The Greek Demogorgon, one of numerous bands named for said malevolent pagan deity, is another of the myriad faceless black metal entities to manifest in the 90s, produce very little, and then scatter to the four winds. This is a one-man project, 'Demogorgon' himself later moving on to play with Legion of Doom for awhile, and while that's a common configuration in the black metal medium these days, it was slightly less prevalent during the rise and fall of the second wave. A pair of brief demos were written and released, leading up to this two track 7" EP which represented Demogorgon at the height of his powers, performing all guitars, drums, keyboards, bass and a typical but nonetheless resonant rasp hellish enough to summon up said deity should it truly exist...
The Horned Moon is not much to look at, and neither is there much content. Of the two tracks, the titular "Horned Moon" is a five minute sorrowful swell of synthesizers in traditional Gothic haunted castle fashion. I actually rather enjoyed this, for what it's worth, but the same creepy aesthetic, when applied to the metallic track "The Seal of the Dragon", does not work out nearly so well. Not because the keyboards suck, no, Demogorgon has quite a good grasp on composing a spiral descent into madness, but the malicious tone of the vocals (between Varg Vikernes and Dani Filth in execution) and the rather dull riffing does little to stir the imagination beyond the mere lowest denominator of the genre. The guitars rove between simple, ineffective chords behind the synths to a pretty bland melodic charge, and though it bears that same, subdued authenticity that most 90s black metal carries, it's just not memorable.

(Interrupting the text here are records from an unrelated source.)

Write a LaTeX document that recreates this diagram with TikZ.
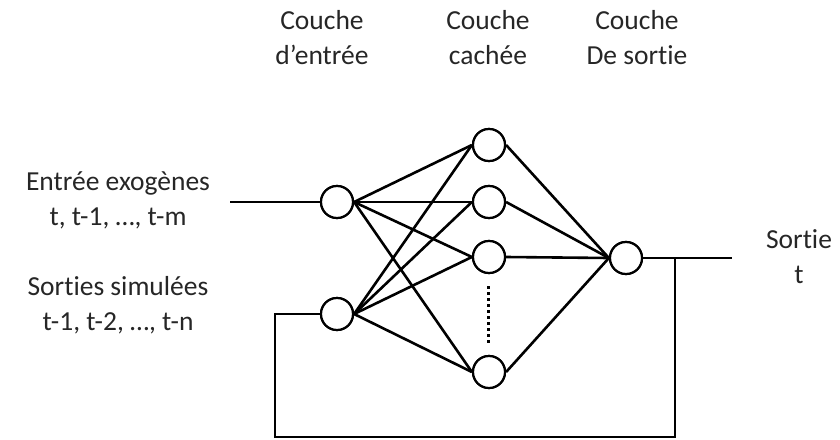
\documentclass[tikz,border=0pt]{standalone}
\usepackage{fontspec}
\setmainfont{Carlito}[Ligatures={NoCommon,NoRare,NoContextual}]
\newcommand{\nolig}{\kern0pt }
\begin{document}
\begin{tikzpicture}[x=1pt,y=-1pt,
  neuron/.style={circle,draw,line width=2.2pt,minimum size=32pt,inner sep=0pt,fill=white},
  conn/.style={line width=2.6pt},
  lbl/.style={align=center,font=\fontsize{27.5}{35}\selectfont,inner sep=0pt,text=black!85}]
\useasboundingbox (0,0) rectangle (840,439);
% nodes
\node[neuron] (i1) at (337,202) {};
\node[neuron] (i2) at (337,314) {};
\node[neuron] (h1) at (489,145) {};
\node[neuron] (h2) at (489,202) {};
\node[neuron] (h3) at (489,257) {};
\node[neuron] (h4) at (489,372) {};
\node[neuron] (o) at (626,258) {};
% labels
\node[lbl] (t1) at (322,38) {Couche\\d’entrée};
\node[lbl] (t2) at (488,38) {Couche\\cachée};
\node[lbl] (t3) at (637,38) {Couche\\De sort\nolig ie};
\node[lbl] (lin1) at (118,200) {Entrée exogènes\\t, t-1, …, t-m};
\node[lbl] (lin2) at (118,305) {Sort\nolig ies simulées\\t-1, t-2, …, t-n};
\node[lbl] (lout) at (799,257) {Sort\nolig ie\\t};
% coordinates
\coordinate (inA) at (230,202);
\coordinate (fbL) at (275,314);
\coordinate (fbBL) at (275,437);
\coordinate (fbBR) at (675,437);
\coordinate (fbT) at (675,258);
\coordinate (outE) at (732,258);
\coordinate (dTop) at (488,286);
\coordinate (dBot) at (488,344);
% connections
\foreach \i in {i1,i2}{
  \foreach \h in {h1,h2,h3,h4}{
    \draw[conn] (\i.east) -- (\h.west);
  }
}
\foreach \h in {h1,h2,h3,h4}{
  \draw[conn] (\h.east) -- (o.west);
}
\draw[conn] (inA) -- (i1.west);
\draw[conn] (o.east) -- (outE);
\draw[conn] (i2.west) -- (fbL) -- (fbBL) -- (fbBR) -- (fbT);
\draw[line width=3pt,dash pattern=on 3pt off 3pt] (dTop) -- (dBot);
% redraw neurons on top
\foreach \n in {i1,i2,h1,h2,h3,h4,o}{
  \draw[line width=2.2pt,fill=white] (\n.center) circle (16pt);
}
\end{tikzpicture}
\end{document}
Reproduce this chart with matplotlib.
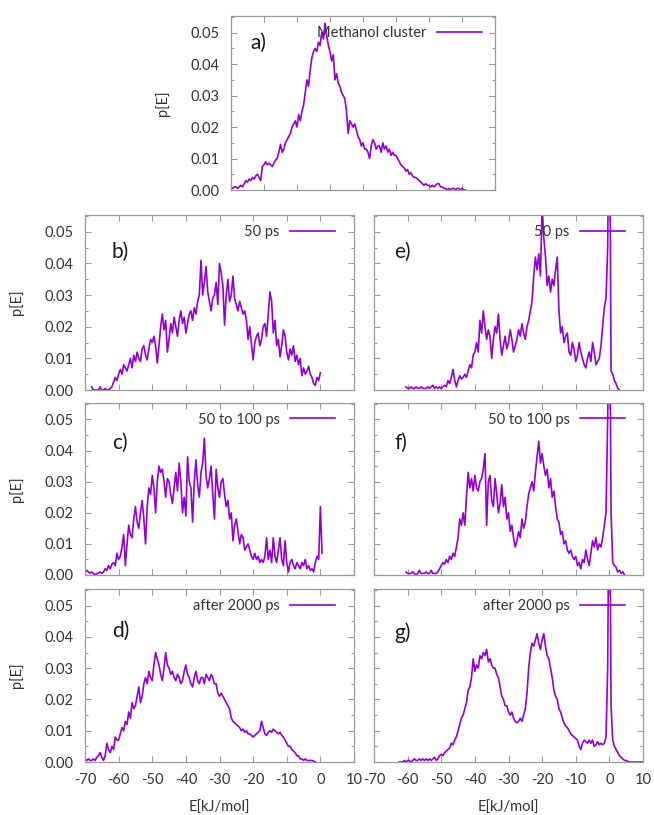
import numpy as np
import matplotlib
matplotlib.use("Agg")
import matplotlib.pyplot as plt
from matplotlib.ticker import MultipleLocator, FormatStrFormatter

plt.rcParams['font.family'] = ['Lato', 'DejaVu Sans']
plt.rcParams['axes.unicode_minus'] = False

# ---------------- data (p[E] in units of 1e-3, grid step 0.5 kJ/mol) ----------------
x_step = 0.5
x_limits = (-70, 10)
y_limits = (0, 0.0553)

labels = ["a)", "b)", "c)", "d)", "e)", "f)", "g)"]
legend_texts = ["Methanol cluster", "50 ps", "50 to 100 ps", "after 2000 ps",
                "50 ps", "50 to 100 ps", "after 2000 ps"]

start_a = -70.0
p_a = [1, 0.5, 1, 1, 0.5, 1, 1.5, 1, 2, 3,
       2.5, 3.5, 3, 4, 3.5, 4.5, 5, 4, 3, 7.5,
       8, 9, 8, 8.5, 8, 7.5, 8.5, 9.5, 10, 12,
       14.5, 12, 13, 15, 16, 17, 18, 20, 21, 22,
       20, 24, 22, 25, 27, 31, 35, 33, 38, 42,
       44, 45, 44, 47, 46, 50, 48, 53, 49, 46,
       44, 41, 43, 35, 37, 34, 33, 31, 30, 29,
       25, 18, 22, 21, 20, 21, 19, 17, 16, 14,
       15, 13, 13, 12, 10, 14, 16, 15, 13, 14,
       14, 12, 15, 13, 14, 12, 13, 11, 12, 11,
       11, 10, 9, 8, 7.5, 7, 6, 6.5, 5, 5.5,
       4.5, 4, 4, 3.5, 3, 2.5, 2, 1.5, 2, 1.5,
       1.5, 1, 1.5, 1, 1.5, 2, 2, 1, 1, 0.5,
       0.5, 0, 0.5, 0, 0.5, 0.5, 0, 0.5, 0.5, 0,
       0.5, 0, 0]

start_b = -68.0
p_b = [1, 0, 0, 0, 0, 1, 0, 0, 0.5, 0,
       0, 0.5, 1, 2.5, 4, 3, 5, 6.5, 5, 8,
       7, 6, 8, 10, 7, 11, 9, 12, 10, 9,
       13, 14, 11, 9.5, 13, 16, 15, 17, 14, 8.5,
       14, 20, 24, 19, 22, 12, 16, 21, 18, 23,
       20, 17, 22, 25, 21, 23, 18, 21, 24, 25,
       22, 26, 24, 28, 30, 41, 30, 34, 39, 31,
       28, 25, 29, 30, 34, 27, 40, 37, 33, 20.5,
       30, 35, 28, 30, 36, 29, 27, 25, 28, 26,
       24, 25, 22, 16, 20, 14.5, 9.5, 15, 17, 18,
       14, 16, 20, 21, 17, 24, 31, 28, 18, 22,
       14, 16, 10.5, 14, 19, 17, 12, 9.5, 13, 11,
       14, 9, 11, 8, 10, 4.5, 7, 5, 6, 7.5,
       5, 4, 2, 1.5, 4, 3, 5.5]

start_c = -70.0
p_c = [1, 1.5, 1, 0.5, 1, 0.5, 0, 0.5, 0.5, 1,
       0.5, 1, 2, 1.5, 3, 2, 3.5, 4, 3, 7,
       5, 6, 9, 13, 3, 10, 16, 13, 12, 18,
       22, 17, 15, 20, 24, 18, 10, 22, 28, 26,
       32, 28, 20, 30, 35, 33, 34, 30, 25, 31,
       30, 26, 23, 28, 33, 27, 36, 30, 20, 25,
       19, 38, 30, 28, 17, 30, 37, 29, 25, 33,
       36, 44, 32, 28, 31, 35, 26, 18, 34, 28,
       25, 30, 31, 26, 22, 24, 18, 20, 11, 16,
       18, 14, 10, 13, 12, 8, 9, 10, 8, 6,
       5, 7, 5, 6, 4, 5, 4, 6, 12, 5,
       8, 4, 12, 6, 4, 8, 12, 5, 3, 11,
       4, 1, 4, 5, 3, 2, 4, 3, 2, 4,
       3, 5, 2, 3, 1.5, 2, 1, 4, 6, 5,
       22, 7]

start_d = -70.0
p_d = [1, 0.5, 1, 0.5, 0.5, 1, 0.5, 1.5, 2, 3,
       1.5, 0.5, 2, 6, 4, 3, 5, 4, 8, 7,
       7, 9, 11, 10, 13, 12, 16, 14, 19, 17,
       18, 21, 24, 19, 21, 25, 27, 25, 29, 27,
       26, 31, 35, 33, 31, 28, 26, 30, 35, 31,
       30, 28, 29, 27, 26, 28, 27, 25, 26, 29,
       31, 28, 27, 25, 24, 27, 29, 26, 25, 27,
       27, 25, 28, 27, 26, 28, 27, 25, 25, 22,
       21, 22, 21, 20, 19, 18, 17, 14, 13, 12.5,
       12, 11.5, 11, 10, 10.5, 9.5, 10, 9, 9, 8.5,
       8, 8.5, 9, 9.5, 10, 13, 11, 9, 8.5, 9.5,
       10, 9.5, 10.5, 10, 9.5, 9, 9.5, 8.5, 8, 7,
       6, 5, 5, 4, 3.5, 3, 2, 2, 1, 1,
       0.5, 1, 0.5, 0.5, 0.5, 0.5, 0.3, 0]

start_e = -60.5
p_e = [1, 0.5, 0.5, 1, 0.5, 0.5, 1, 0.5, 0.5, 1,
       0.5, 0.5, 0.5, 1, 0.5, 1, 1.5, 0.5, 1, 0.5,
       1, 0.5, 1, 1.5, 1, 3, 2, 4, 6.5, 3,
       1, 3, 4.5, 3.5, 4, 5, 4, 6, 8, 7,
       11, 12, 15, 12, 22, 18, 25, 20, 16, 19,
       17, 10, 16, 20, 18, 24, 16, 11, 14, 17,
       13, 15, 19, 16, 12, 14, 16, 19, 17, 21,
       18, 16, 20, 22, 25, 28, 36, 42, 38, 43,
       36, 58, 48, 42, 33, 36, 31, 35, 33, 38,
       42, 25, 18, 20, 15, 17, 18, 12, 11, 15,
       13, 9, 11, 15, 12, 10, 8, 7, 10, 12,
       9, 15, 12, 8, 9, 10, 14, 20, 26, 29,
       45, 110, 6, 5, 3, 2, 0.5, 0]

start_f = -60.5
p_f = [1, 0.5, 0.5, 0.5, 1, 0.5, 0, 0.5, 1.5, 0.5,
       0.5, 0.5, 1, 0.5, 0.5, 1.5, 0.5, 0.5, 0.5, 1,
       2, 3, 4, 3.5, 5, 4, 6, 5, 7, 6,
       9, 12, 18, 16, 20, 16, 25, 33, 28, 31,
       27, 32, 28, 27, 30, 31, 34, 39, 16, 30,
       32, 24, 22, 31, 26, 20, 23, 29, 22, 25,
       18, 20, 14, 16, 12, 9, 11, 14, 12, 18,
       15, 17, 22, 26, 28, 30, 27, 33, 38, 43,
       36, 39, 35, 32, 34, 28, 31, 25, 27, 22,
       18, 17, 13, 14, 10, 11, 8, 7, 8, 6,
       5, 6, 3, 4, 2, 5, 4, 8, 5, 3,
       7, 11, 9, 12, 8, 10, 9, 12, 16, 20,
       50, 110, 20, 4, 3, 2.5, 1, 1.5, 0.5, 1, 0]

start_g = -62.5
p_g = [0, 0, 0, 0.5, 0, 0.5, 0.5, 0, 0.5, 1,
       0.5, 0.5, 1, 0.5, 1, 0.5, 1, 0.5, 1, 0.5,
       1, 1.5, 0.5, 1, 2, 2.5, 2, 3, 3.5, 4,
       4.5, 6, 5.5, 7, 8, 10, 12, 14, 15, 17,
       19, 23, 24, 27, 33, 29, 31, 30, 34, 33,
       35, 34, 36, 32, 33, 31, 30, 30, 28, 27,
       24, 21, 20, 18, 18, 16, 15, 16, 14, 13,
       12.5, 13, 14, 13, 15, 17, 22, 30, 35, 38,
       37, 39, 41, 38, 36, 39, 41, 37, 34, 33,
       30, 27, 23, 21, 20, 17, 16, 14, 12.5, 11.5,
       11, 10, 9, 8.5, 8, 7.5, 7, 5, 4, 6,
       7, 6.5, 6, 7, 6, 7, 5, 5.5, 6.5, 5.5,
       6, 5.5, 6, 8, 30, 110, 18, 7, 5, 4,
       3, 2, 1.5, 1, 0.5, 0.5, 0.2, 0, 0, 0,
       0, 0, 0, 0, 0, 0]

series = [(start_a, p_a), (start_b, p_b), (start_c, p_c), (start_d, p_d),
          (start_e, p_e), (start_f, p_f), (start_g, p_g)]

# ---------------- layout ----------------
W, H = 654, 815
fig = plt.figure(figsize=(W / 100, H / 100), dpi=100)

# panel frames in pixels: left, top, right, bottom
frames = [(231, 16, 495, 190),
          (85, 215, 354, 390), (85, 403, 354, 575), (85, 589, 354, 762),
          (374, 215, 643, 390), (374, 403, 643, 575), (374, 589, 643, 762)]
label_y = [0.845, 0.79, 0.77, 0.76, 0.79, 0.77, 0.745]
legend_gap = [13, 19, 19, 19, 18, 18, 18]

line_color = "#9400D3"
spine_color = "#9a9a9a"
text_color = "#333333"
fs = 10.5

for i, ((l, t, r, b), (x0, p)) in enumerate(zip(frames, series)):
    w_px, h_px = r - l, b - t
    ax = fig.add_axes([l / W, 1 - b / H, w_px / W, h_px / H])
    y = np.array(p) * 1e-3
    x = x0 + x_step * np.arange(len(y))
    ax.plot(x, y, color=line_color, lw=1.2, label=legend_texts[i])
    ax.set_xlim(*x_limits)
    ax.set_ylim(*y_limits)
    ax.xaxis.set_major_locator(MultipleLocator(10))
    ax.yaxis.set_major_locator(MultipleLocator(0.01))
    ax.yaxis.set_minor_locator(MultipleLocator(0.005))
    ax.yaxis.set_major_formatter(FormatStrFormatter('%.2f'))
    ax.tick_params(which='both', direction='in', top=True, right=True,
                   color=spine_color, width=0.8, labelcolor=text_color,
                   labelsize=fs, pad=8)
    ax.tick_params(which='major', length=4)
    ax.tick_params(which='minor', length=2.5)
    for s in ax.spines.values():
        s.set_color(spine_color)
        s.set_linewidth(0.9)

    left_col = i in (0, 1, 2, 3)
    bottom_row = i in (3, 6)
    ax.tick_params(labelbottom=bottom_row, labelleft=left_col)
    if left_col:
        ax.set_ylabel("p[E]", fontsize=fs, color=text_color)
        ax.yaxis.set_label_coords(-61 / w_px, 0.5)
    if bottom_row:
        ax.set_xlabel("E[kJ/mol]", fontsize=fs, color=text_color)
        ax.xaxis.set_label_coords(0.5, -39 / h_px)

    ax.text(0.075 if i in (0, 4, 5, 6) else 0.1, label_y[i], labels[i],
            transform=ax.transAxes, fontsize=15, color="#1a1a1a",
            ha='left', va='center')

    ax.legend(loc='center right', bbox_to_anchor=(1 - legend_gap[i] / w_px, 0.904),
              frameon=False, markerfirst=False, handlelength=3.1,
              handletextpad=0.7, borderpad=0, borderaxespad=0,
              fontsize=fs, labelcolor=text_color)

fig.savefig("out.png", dpi=100)
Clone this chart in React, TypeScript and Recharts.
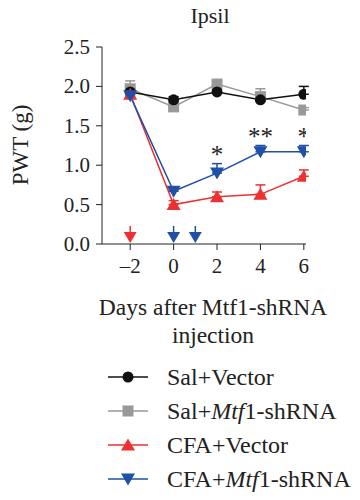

That said, The Horned Moon isn't bad, but it was unlikely to win the attention of an audience already stoked on Emperor's In the Nightside Eclipse or the first few Dimmu Borgir albums, more significant works of keyboard-fueled symphonic black metal, since there are just no riffs or sequences catchy or unique enough to bear mention. Demogorgon also doesn't seem to follow the same points as most of its Greek peers, aside from the obvious use of the synthesizer as a central instrument, so it exists only as another obscure curiosity for those seeking to swell their ranks of grim and methodical 90s black metal with substandard but inoffensive production. Wish there was more to it, but it's over in 12 minutes and forgotten in about twice that number.